Required work: Each line below must be set down exactly; omit any image you find.

--------------------

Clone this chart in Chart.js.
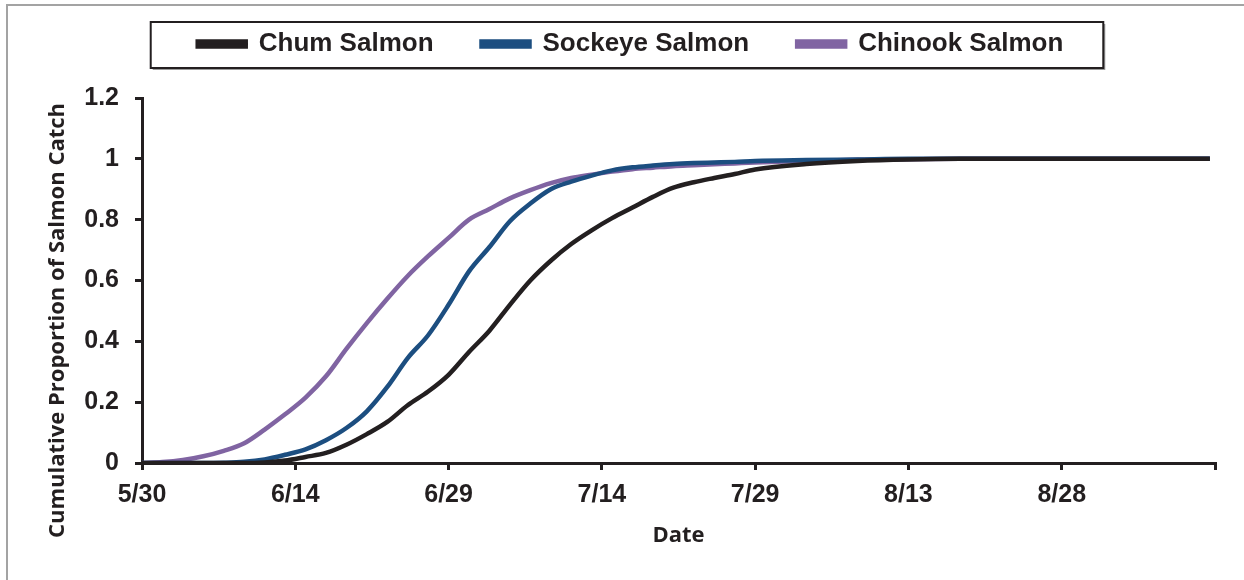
<!DOCTYPE html>
<html>
<head>
<meta charset="utf-8">
<script src="https://cdn.jsdelivr.net/npm/chart.js@4.4.1/dist/chart.umd.min.js"></script>
<style>
body{margin:0;background:#fff;overflow:hidden;}
#frame{position:absolute;left:6px;top:4px;width:1260px;height:600px;border:2px solid #a3a3a3;}
#wrap{position:absolute;left:0;top:0;width:1244px;height:580px;}
</style>
</head>
<body>
<div id="frame"></div>
<div id="wrap"><canvas id="chart1"></canvas></div>
<script>
// days since 5/30
const days = [0,2,4,6,8,10,12,14,16,18,20,22,24,26,28,30,32,34,36,38,40,42,44,46,48,50,52,54,56,58,60,65,70,75,80,90,104.5]

const chum = [0,0,0,0,0,0,0.002,0.008,0.02,0.033,0.06,0.095,0.135,0.19,0.235,0.29,0.365,0.435,0.52,0.6,0.665,0.72,0.765,0.805,0.84,0.875,0.905,0.923,0.937,0.95,0.965,0.983,0.993,0.998,1,1,1]
const sockeye = [0,0,0,0,0.001,0.004,0.012,0.027,0.045,0.075,0.115,0.17,0.25,0.345,0.42,0.52,0.63,0.71,0.795,0.853,0.9,0.925,0.945,0.962,0.972,0.978,0.983,0.986,0.988,0.99,0.993,0.996,0.998,1,1,1,1]
const chinook = [0,0.003,0.01,0.022,0.04,0.065,0.11,0.16,0.215,0.285,0.375,0.46,0.54,0.615,0.68,0.74,0.8,0.835,0.87,0.897,0.92,0.937,0.948,0.958,0.966,0.971,0.976,0.979,0.982,0.985,0.988,0.993,0.997,0.999,1,1,1]

const tickLabels = ["5/30","6/14","6/29","7/14","7/29","8/13","8/28",""]

const series = [
 {name:"Chum Salmon", values:chum, color:"#231f20"},
 {name:"Sockeye Salmon", values:sockeye, color:"#1c4e80"},
 {name:"Chinook Salmon", values:chinook, color:"#8064a2"},
]

const ink = "#231f20"
Chart.defaults.font.family = "'Liberation Sans', Arial, sans-serif"
Chart.defaults.color = ink

// box round the legend, like the Excel one; also leaves room under it
const legendBox = {
  id:"legendBox",
  beforeLayout(chart){
    const lg = chart.legend
    if(lg && !lg._patched){
      const fit = lg.fit
      lg.fit = function(){ fit.call(this); this.height += 31 }
      lg._patched = true
    }
  },
  afterLayout(chart){
    // legend sits a bit right of the canvas middle
    chart.legend.left += 19
    chart.legend.right += 19
  },
  beforeDraw(chart){
    const hb = chart.legend.legendHitBoxes
    if(!hb || !hb.length) return
    const l = Math.min(...hb.map(h=>h.left)) - 47
    const r = Math.max(...hb.map(h=>h.left+h.width)) + 40
    const cy = hb[0].top + hb[0].height/2
    const ctx = chart.ctx
    ctx.save()
    ctx.fillStyle = "#9a9a9a"
    ctx.fillRect(l+2, cy-22+2, r-l, 46)
    ctx.fillStyle = "#fff"
    ctx.fillRect(l, cy-22, r-l, 46)
    ctx.strokeStyle = ink
    ctx.lineWidth = 2
    ctx.strokeRect(l, cy-22, r-l, 46)
    ctx.restore()
  }
}

// y title sits lower than the plot middle in the original, padded with trailing spaces
const yTitle = "Cumulative Proportion of Salmon Catch" + " ".repeat(14)

new Chart(document.getElementById("chart1"), {
  type:'line',
  data:{
    datasets: series.map(s=>({
      label:s.name,
      data: days.map((d,i)=>({x:d, y:s.values[i]})),
      borderColor:s.color,
      backgroundColor:s.color,
      borderWidth:4.5,
      pointRadius:0,
      cubicInterpolationMode:'monotone',
      fill:false
    }))
  },
  options:{
    animation:false,
    responsive:true,
    maintainAspectRatio:false,
    layout:{padding:{top:-17,right:29,left:8,bottom:0}},
    plugins:{
      tooltip:{enabled:false},
      legend:{
        display:true,
        position:'top',
        labels:{
          boxWidth:48,
          boxHeight:5,
          padding:48,
          font:{size:26, weight:'bold'},
          color:ink
        }
      }
    },
    scales:{
      x:{
        type:'linear',
        min:0, max:105,
        afterFit:(s)=>{ s.height = 117 },
        ticks:{
          stepSize:15,
          autoSkip:false,
          maxRotation:0,
          padding:10,
          font:{size:25, weight:'bold'},
          color:ink,
          callback:(v)=>tickLabels[Math.round(v/15)]
        },
        grid:{drawOnChartArea:false, color:ink, lineWidth:3, tickLength:7},
        border:{display:true, color:ink, width:3},
        title:{display:true, text:"Date", font:{size:22, weight:'bold', family:"'Open Sans', sans-serif"}, color:ink, padding:{top:4,bottom:31}}
      },
      y:{
        min:0, max:1.2,
        afterFit:(s)=>{ s.width = 134 },
        ticks:{
          stepSize:0.2,
          padding:16,
          font:{size:25, weight:'bold'},
          color:ink,
          callback:(v)=>String(Number(v.toFixed(1)))
        },
        grid:{drawOnChartArea:false, color:ink, lineWidth:3, tickLength:7},
        border:{display:true, color:ink, width:3},
        title:{display:true, text:yTitle, font:{size:22, weight:'bold', family:"'Open Sans', sans-serif"}, color:ink, padding:{top:37,bottom:4}}
      }
    }
  },
  plugins:[legendBox]
})
</script>
</body>
</html>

--------------------

In response:
Clone this chart in Chart.js.
<!DOCTYPE html>
<html>
<head>
<meta charset="utf-8">
<script src="https://cdn.jsdelivr.net/npm/chart.js@4.4.1/dist/chart.umd.min.js"></script>
<style>
body{margin:0;background:#fff;overflow:hidden;}
#frame{position:absolute;left:6px;top:4px;width:1260px;height:600px;border:2px solid #a3a3a3;}
#wrap{position:absolute;left:0;top:0;width:1244px;height:580px;}
</style>
</head>
<body>
<div id="frame"></div>
<div id="wrap"><canvas id="chart1"></canvas></div>
<script>
// days since 5/30
const days = [0,2,4,6,8,10,12,14,16,18,20,22,24,26,28,30,32,34,36,38,40,42,44,46,48,50,52,54,56,58,60,65,70,75,80,90,104.5]

const chum = [0,0,0,0,0,0,0.002,0.008,0.02,0.033,0.06,0.095,0.135,0.19,0.235,0.29,0.365,0.435,0.52,0.6,0.665,0.72,0.765,0.805,0.84,0.875,0.905,0.923,0.937,0.95,0.965,0.983,0.993,0.998,1,1,1]
const sockeye = [0,0,0,0,0.001,0.004,0.012,0.027,0.045,0.075,0.115,0.17,0.25,0.345,0.42,0.52,0.63,0.71,0.795,0.853,0.9,0.925,0.945,0.962,0.972,0.978,0.983,0.986,0.988,0.99,0.993,0.996,0.998,1,1,1,1]
const chinook = [0,0.003,0.01,0.022,0.04,0.065,0.11,0.16,0.215,0.285,0.375,0.46,0.54,0.615,0.68,0.74,0.8,0.835,0.87,0.897,0.92,0.937,0.948,0.958,0.966,0.971,0.976,0.979,0.982,0.985,0.988,0.993,0.997,0.999,1,1,1]

const tickLabels = ["5/30","6/14","6/29","7/14","7/29","8/13","8/28",""]

const series = [
 {name:"Chum Salmon", values:chum, color:"#231f20"},
 {name:"Sockeye Salmon", values:sockeye, color:"#1c4e80"},
 {name:"Chinook Salmon", values:chinook, color:"#8064a2"},
]

const ink = "#231f20"
Chart.defaults.font.family = "'Liberation Sans', Arial, sans-serif"
Chart.defaults.color = ink

// box round the legend, like the Excel one; also leaves room under it
const legendBox = {
  id:"legendBox",
  beforeLayout(chart){
    const lg = chart.legend
    if(lg && !lg._patched){
      const fit = lg.fit
      lg.fit = function(){ fit.call(this); this.height += 31 }
      lg._patched = true
    }
  },
  afterLayout(chart){
    // legend sits a bit right of the canvas middle
    chart.legend.left += 19
    chart.legend.right += 19
  },
  beforeDraw(chart){
    const hb = chart.legend.legendHitBoxes
    if(!hb || !hb.length) return
    const l = Math.min(...hb.map(h=>h.left)) - 47
    const r = Math.max(...hb.map(h=>h.left+h.width)) + 40
    const cy = hb[0].top + hb[0].height/2
    const ctx = chart.ctx
    ctx.save()
    ctx.fillStyle = "#9a9a9a"
    ctx.fillRect(l+2, cy-22+2, r-l, 46)
    ctx.fillStyle = "#fff"
    ctx.fillRect(l, cy-22, r-l, 46)
    ctx.strokeStyle = ink
    ctx.lineWidth = 2
    ctx.strokeRect(l, cy-22, r-l, 46)
    ctx.restore()
  }
}

// y title sits lower than the plot middle in the original, padded with trailing spaces
const yTitle = "Cumulative Proportion of Salmon Catch" + " ".repeat(14)

new Chart(document.getElementById("chart1"), {
  type:'line',
  data:{
    datasets: series.map(s=>({
      label:s.name,
      data: days.map((d,i)=>({x:d, y:s.values[i]})),
      borderColor:s.color,
      backgroundColor:s.color,
      borderWidth:4.5,
      pointRadius:0,
      cubicInterpolationMode:'monotone',
      fill:false
    }))
  },
  options:{
    animation:false,
    responsive:true,
    maintainAspectRatio:false,
    layout:{padding:{top:-17,right:29,left:8,bottom:0}},
    plugins:{
      tooltip:{enabled:false},
      legend:{
        display:true,
        position:'top',
        labels:{
          boxWidth:48,
          boxHeight:5,
          padding:48,
          font:{size:26, weight:'bold'},
          color:ink
        }
      }
    },
    scales:{
      x:{
        type:'linear',
        min:0, max:105,
        afterFit:(s)=>{ s.height = 117 },
        ticks:{
          stepSize:15,
          autoSkip:false,
          maxRotation:0,
          padding:10,
          font:{size:25, weight:'bold'},
          color:ink,
          callback:(v)=>tickLabels[Math.round(v/15)]
        },
        grid:{drawOnChartArea:false, color:ink, lineWidth:3, tickLength:7},
        border:{display:true, color:ink, width:3},
        title:{display:true, text:"Date", font:{size:22, weight:'bold', family:"'Open Sans', sans-serif"}, color:ink, padding:{top:4,bottom:31}}
      },
      y:{
        min:0, max:1.2,
        afterFit:(s)=>{ s.width = 134 },
        ticks:{
          stepSize:0.2,
          padding:16,
          font:{size:25, weight:'bold'},
          color:ink,
          callback:(v)=>String(Number(v.toFixed(1)))
        },
        grid:{drawOnChartArea:false, color:ink, lineWidth:3, tickLength:7},
        border:{display:true, color:ink, width:3},
        title:{display:true, text:yTitle, font:{size:22, weight:'bold', family:"'Open Sans', sans-serif"}, color:ink, padding:{top:37,bottom:4}}
      }
    }
  },
  plugins:[legendBox]
})
</script>
</body>
</html>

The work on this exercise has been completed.